_Source material_:
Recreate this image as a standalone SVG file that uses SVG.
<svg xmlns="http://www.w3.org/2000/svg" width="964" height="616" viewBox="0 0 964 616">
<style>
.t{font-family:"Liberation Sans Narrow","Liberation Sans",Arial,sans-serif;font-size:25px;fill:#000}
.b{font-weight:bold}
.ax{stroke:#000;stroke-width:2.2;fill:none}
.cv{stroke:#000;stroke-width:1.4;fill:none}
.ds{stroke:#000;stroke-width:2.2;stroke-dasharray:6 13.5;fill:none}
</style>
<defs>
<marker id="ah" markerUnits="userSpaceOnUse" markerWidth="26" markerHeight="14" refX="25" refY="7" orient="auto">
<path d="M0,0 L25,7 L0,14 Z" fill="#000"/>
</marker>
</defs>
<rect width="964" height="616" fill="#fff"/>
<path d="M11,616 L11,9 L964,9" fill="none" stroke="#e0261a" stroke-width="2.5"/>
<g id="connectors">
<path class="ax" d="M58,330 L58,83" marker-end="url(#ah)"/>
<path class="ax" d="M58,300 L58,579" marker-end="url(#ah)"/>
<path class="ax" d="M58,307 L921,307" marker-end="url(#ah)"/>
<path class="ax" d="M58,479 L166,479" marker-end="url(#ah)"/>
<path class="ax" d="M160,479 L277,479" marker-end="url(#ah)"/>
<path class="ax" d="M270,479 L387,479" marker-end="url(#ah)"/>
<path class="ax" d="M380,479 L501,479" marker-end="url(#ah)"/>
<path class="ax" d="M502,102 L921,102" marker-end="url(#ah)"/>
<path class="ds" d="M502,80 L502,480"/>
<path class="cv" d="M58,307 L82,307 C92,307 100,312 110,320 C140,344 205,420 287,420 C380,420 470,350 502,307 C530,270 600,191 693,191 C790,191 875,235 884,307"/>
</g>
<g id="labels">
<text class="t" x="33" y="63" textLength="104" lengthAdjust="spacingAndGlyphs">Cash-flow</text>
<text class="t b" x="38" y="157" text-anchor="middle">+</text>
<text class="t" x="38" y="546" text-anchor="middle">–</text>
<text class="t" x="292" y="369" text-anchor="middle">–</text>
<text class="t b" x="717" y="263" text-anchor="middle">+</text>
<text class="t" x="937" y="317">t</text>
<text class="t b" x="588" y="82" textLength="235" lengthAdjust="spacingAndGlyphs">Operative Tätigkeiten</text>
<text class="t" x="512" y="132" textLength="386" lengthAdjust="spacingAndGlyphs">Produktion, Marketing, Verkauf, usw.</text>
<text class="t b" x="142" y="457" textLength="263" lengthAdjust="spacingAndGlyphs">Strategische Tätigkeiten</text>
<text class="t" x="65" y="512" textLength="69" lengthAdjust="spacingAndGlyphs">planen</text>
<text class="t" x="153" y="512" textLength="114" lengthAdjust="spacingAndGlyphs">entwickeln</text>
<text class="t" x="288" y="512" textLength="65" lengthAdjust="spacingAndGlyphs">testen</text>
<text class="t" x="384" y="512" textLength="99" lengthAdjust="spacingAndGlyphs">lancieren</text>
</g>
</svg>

_Short exercise_: Copy out the whole listing exactly.

_Full output_:
Recreate this image as a standalone SVG file that uses SVG.
<svg xmlns="http://www.w3.org/2000/svg" width="964" height="616" viewBox="0 0 964 616">
<style>
.t{font-family:"Liberation Sans Narrow","Liberation Sans",Arial,sans-serif;font-size:25px;fill:#000}
.b{font-weight:bold}
.ax{stroke:#000;stroke-width:2.2;fill:none}
.cv{stroke:#000;stroke-width:1.4;fill:none}
.ds{stroke:#000;stroke-width:2.2;stroke-dasharray:6 13.5;fill:none}
</style>
<defs>
<marker id="ah" markerUnits="userSpaceOnUse" markerWidth="26" markerHeight="14" refX="25" refY="7" orient="auto">
<path d="M0,0 L25,7 L0,14 Z" fill="#000"/>
</marker>
</defs>
<rect width="964" height="616" fill="#fff"/>
<path d="M11,616 L11,9 L964,9" fill="none" stroke="#e0261a" stroke-width="2.5"/>
<g id="connectors">
<path class="ax" d="M58,330 L58,83" marker-end="url(#ah)"/>
<path class="ax" d="M58,300 L58,579" marker-end="url(#ah)"/>
<path class="ax" d="M58,307 L921,307" marker-end="url(#ah)"/>
<path class="ax" d="M58,479 L166,479" marker-end="url(#ah)"/>
<path class="ax" d="M160,479 L277,479" marker-end="url(#ah)"/>
<path class="ax" d="M270,479 L387,479" marker-end="url(#ah)"/>
<path class="ax" d="M380,479 L501,479" marker-end="url(#ah)"/>
<path class="ax" d="M502,102 L921,102" marker-end="url(#ah)"/>
<path class="ds" d="M502,80 L502,480"/>
<path class="cv" d="M58,307 L82,307 C92,307 100,312 110,320 C140,344 205,420 287,420 C380,420 470,350 502,307 C530,270 600,191 693,191 C790,191 875,235 884,307"/>
</g>
<g id="labels">
<text class="t" x="33" y="63" textLength="104" lengthAdjust="spacingAndGlyphs">Cash-flow</text>
<text class="t b" x="38" y="157" text-anchor="middle">+</text>
<text class="t" x="38" y="546" text-anchor="middle">–</text>
<text class="t" x="292" y="369" text-anchor="middle">–</text>
<text class="t b" x="717" y="263" text-anchor="middle">+</text>
<text class="t" x="937" y="317">t</text>
<text class="t b" x="588" y="82" textLength="235" lengthAdjust="spacingAndGlyphs">Operative Tätigkeiten</text>
<text class="t" x="512" y="132" textLength="386" lengthAdjust="spacingAndGlyphs">Produktion, Marketing, Verkauf, usw.</text>
<text class="t b" x="142" y="457" textLength="263" lengthAdjust="spacingAndGlyphs">Strategische Tätigkeiten</text>
<text class="t" x="65" y="512" textLength="69" lengthAdjust="spacingAndGlyphs">planen</text>
<text class="t" x="153" y="512" textLength="114" lengthAdjust="spacingAndGlyphs">entwickeln</text>
<text class="t" x="288" y="512" textLength="65" lengthAdjust="spacingAndGlyphs">testen</text>
<text class="t" x="384" y="512" textLength="99" lengthAdjust="spacingAndGlyphs">lancieren</text>
</g>
</svg>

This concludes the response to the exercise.